» Task objective: Return the material exactly as supplied, apart from the pictures, which are omitted.

» Information shown:
************

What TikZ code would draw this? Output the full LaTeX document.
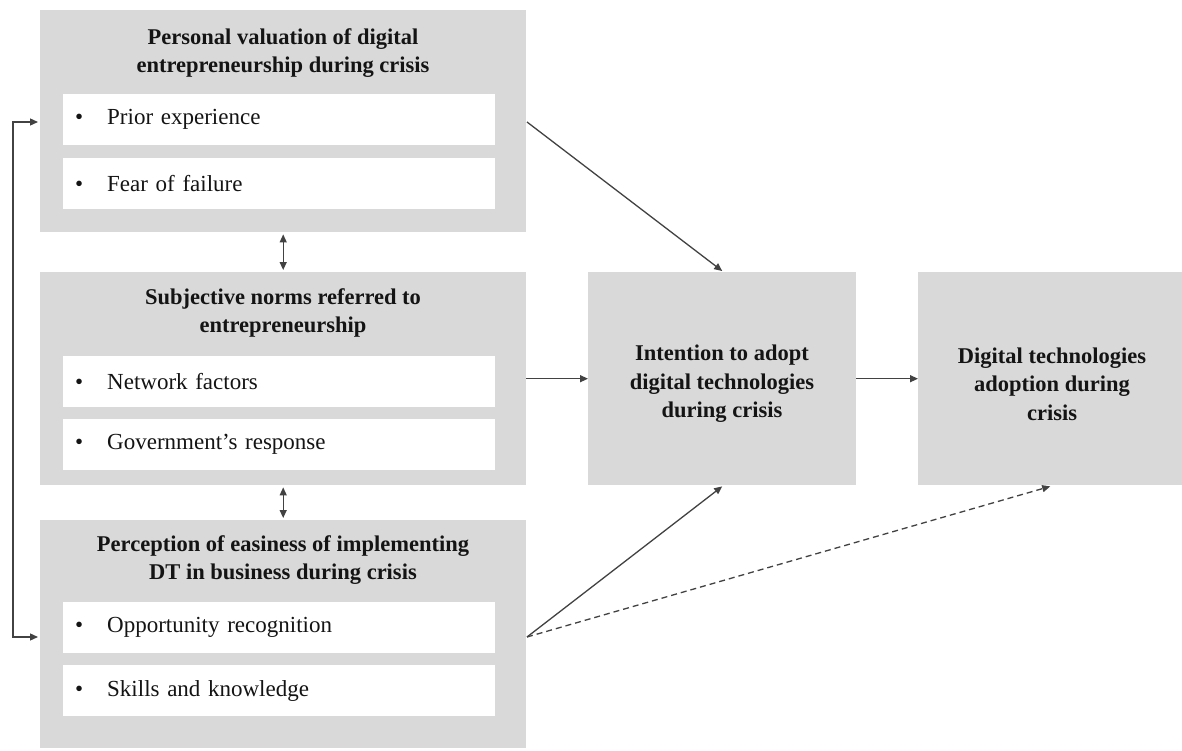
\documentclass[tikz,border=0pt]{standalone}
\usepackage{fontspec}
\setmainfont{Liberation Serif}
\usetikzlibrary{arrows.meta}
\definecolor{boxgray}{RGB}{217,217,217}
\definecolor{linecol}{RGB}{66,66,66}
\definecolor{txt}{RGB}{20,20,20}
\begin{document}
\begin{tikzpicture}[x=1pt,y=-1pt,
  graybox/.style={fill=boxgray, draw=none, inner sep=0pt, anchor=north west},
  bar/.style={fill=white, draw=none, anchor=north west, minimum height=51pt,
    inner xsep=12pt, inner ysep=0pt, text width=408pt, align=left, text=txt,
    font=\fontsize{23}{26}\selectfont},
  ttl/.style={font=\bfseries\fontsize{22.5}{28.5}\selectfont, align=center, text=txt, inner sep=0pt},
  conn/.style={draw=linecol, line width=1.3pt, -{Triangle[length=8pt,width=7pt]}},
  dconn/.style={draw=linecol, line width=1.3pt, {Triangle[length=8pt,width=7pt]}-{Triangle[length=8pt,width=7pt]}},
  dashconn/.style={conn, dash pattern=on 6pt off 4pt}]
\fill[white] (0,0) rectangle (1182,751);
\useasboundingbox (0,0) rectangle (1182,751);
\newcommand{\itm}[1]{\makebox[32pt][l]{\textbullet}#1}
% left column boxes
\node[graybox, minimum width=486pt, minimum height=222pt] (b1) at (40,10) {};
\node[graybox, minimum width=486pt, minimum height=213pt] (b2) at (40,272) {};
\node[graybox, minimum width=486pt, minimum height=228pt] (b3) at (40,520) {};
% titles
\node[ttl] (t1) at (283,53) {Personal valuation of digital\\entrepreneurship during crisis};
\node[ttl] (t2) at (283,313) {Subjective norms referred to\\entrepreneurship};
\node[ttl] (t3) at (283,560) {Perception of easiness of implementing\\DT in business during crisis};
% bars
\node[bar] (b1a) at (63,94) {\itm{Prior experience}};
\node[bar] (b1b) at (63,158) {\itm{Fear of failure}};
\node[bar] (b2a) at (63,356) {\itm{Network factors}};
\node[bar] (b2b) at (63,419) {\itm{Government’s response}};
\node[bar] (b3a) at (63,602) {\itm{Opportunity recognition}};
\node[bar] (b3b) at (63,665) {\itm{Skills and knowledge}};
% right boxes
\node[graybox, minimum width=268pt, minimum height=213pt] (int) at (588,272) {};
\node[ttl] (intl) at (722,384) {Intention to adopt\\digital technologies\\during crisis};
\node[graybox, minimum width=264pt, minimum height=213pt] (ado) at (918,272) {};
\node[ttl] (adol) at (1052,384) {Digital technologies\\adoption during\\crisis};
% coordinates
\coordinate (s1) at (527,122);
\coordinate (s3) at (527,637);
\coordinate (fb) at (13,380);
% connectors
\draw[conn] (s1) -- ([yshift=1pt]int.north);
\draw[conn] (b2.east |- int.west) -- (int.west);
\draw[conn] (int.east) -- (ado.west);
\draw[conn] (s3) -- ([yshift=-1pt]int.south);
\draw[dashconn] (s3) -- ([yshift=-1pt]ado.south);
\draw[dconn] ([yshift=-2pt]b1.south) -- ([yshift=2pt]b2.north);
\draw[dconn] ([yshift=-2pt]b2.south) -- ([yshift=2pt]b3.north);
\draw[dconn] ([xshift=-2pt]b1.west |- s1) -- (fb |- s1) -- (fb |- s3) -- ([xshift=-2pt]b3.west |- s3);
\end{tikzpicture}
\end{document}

************

» Answer to this exercise:
What TikZ code would draw this? Output the full LaTeX document.
\documentclass[tikz,border=0pt]{standalone}
\usepackage{fontspec}
\setmainfont{Liberation Serif}
\usetikzlibrary{arrows.meta}
\definecolor{boxgray}{RGB}{217,217,217}
\definecolor{linecol}{RGB}{66,66,66}
\definecolor{txt}{RGB}{20,20,20}
\begin{document}
\begin{tikzpicture}[x=1pt,y=-1pt,
  graybox/.style={fill=boxgray, draw=none, inner sep=0pt, anchor=north west},
  bar/.style={fill=white, draw=none, anchor=north west, minimum height=51pt,
    inner xsep=12pt, inner ysep=0pt, text width=408pt, align=left, text=txt,
    font=\fontsize{23}{26}\selectfont},
  ttl/.style={font=\bfseries\fontsize{22.5}{28.5}\selectfont, align=center, text=txt, inner sep=0pt},
  conn/.style={draw=linecol, line width=1.3pt, -{Triangle[length=8pt,width=7pt]}},
  dconn/.style={draw=linecol, line width=1.3pt, {Triangle[length=8pt,width=7pt]}-{Triangle[length=8pt,width=7pt]}},
  dashconn/.style={conn, dash pattern=on 6pt off 4pt}]
\fill[white] (0,0) rectangle (1182,751);
\useasboundingbox (0,0) rectangle (1182,751);
\newcommand{\itm}[1]{\makebox[32pt][l]{\textbullet}#1}
% left column boxes
\node[graybox, minimum width=486pt, minimum height=222pt] (b1) at (40,10) {};
\node[graybox, minimum width=486pt, minimum height=213pt] (b2) at (40,272) {};
\node[graybox, minimum width=486pt, minimum height=228pt] (b3) at (40,520) {};
% titles
\node[ttl] (t1) at (283,53) {Personal valuation of digital\\entrepreneurship during crisis};
\node[ttl] (t2) at (283,313) {Subjective norms referred to\\entrepreneurship};
\node[ttl] (t3) at (283,560) {Perception of easiness of implementing\\DT in business during crisis};
% bars
\node[bar] (b1a) at (63,94) {\itm{Prior experience}};
\node[bar] (b1b) at (63,158) {\itm{Fear of failure}};
\node[bar] (b2a) at (63,356) {\itm{Network factors}};
\node[bar] (b2b) at (63,419) {\itm{Government’s response}};
\node[bar] (b3a) at (63,602) {\itm{Opportunity recognition}};
\node[bar] (b3b) at (63,665) {\itm{Skills and knowledge}};
% right boxes
\node[graybox, minimum width=268pt, minimum height=213pt] (int) at (588,272) {};
\node[ttl] (intl) at (722,384) {Intention to adopt\\digital technologies\\during crisis};
\node[graybox, minimum width=264pt, minimum height=213pt] (ado) at (918,272) {};
\node[ttl] (adol) at (1052,384) {Digital technologies\\adoption during\\crisis};
% coordinates
\coordinate (s1) at (527,122);
\coordinate (s3) at (527,637);
\coordinate (fb) at (13,380);
% connectors
\draw[conn] (s1) -- ([yshift=1pt]int.north);
\draw[conn] (b2.east |- int.west) -- (int.west);
\draw[conn] (int.east) -- (ado.west);
\draw[conn] (s3) -- ([yshift=-1pt]int.south);
\draw[dashconn] (s3) -- ([yshift=-1pt]ado.south);
\draw[dconn] ([yshift=-2pt]b1.south) -- ([yshift=2pt]b2.north);
\draw[dconn] ([yshift=-2pt]b2.south) -- ([yshift=2pt]b3.north);
\draw[dconn] ([xshift=-2pt]b1.west |- s1) -- (fb |- s1) -- (fb |- s3) -- ([xshift=-2pt]b3.west |- s3);
\end{tikzpicture}
\end{document}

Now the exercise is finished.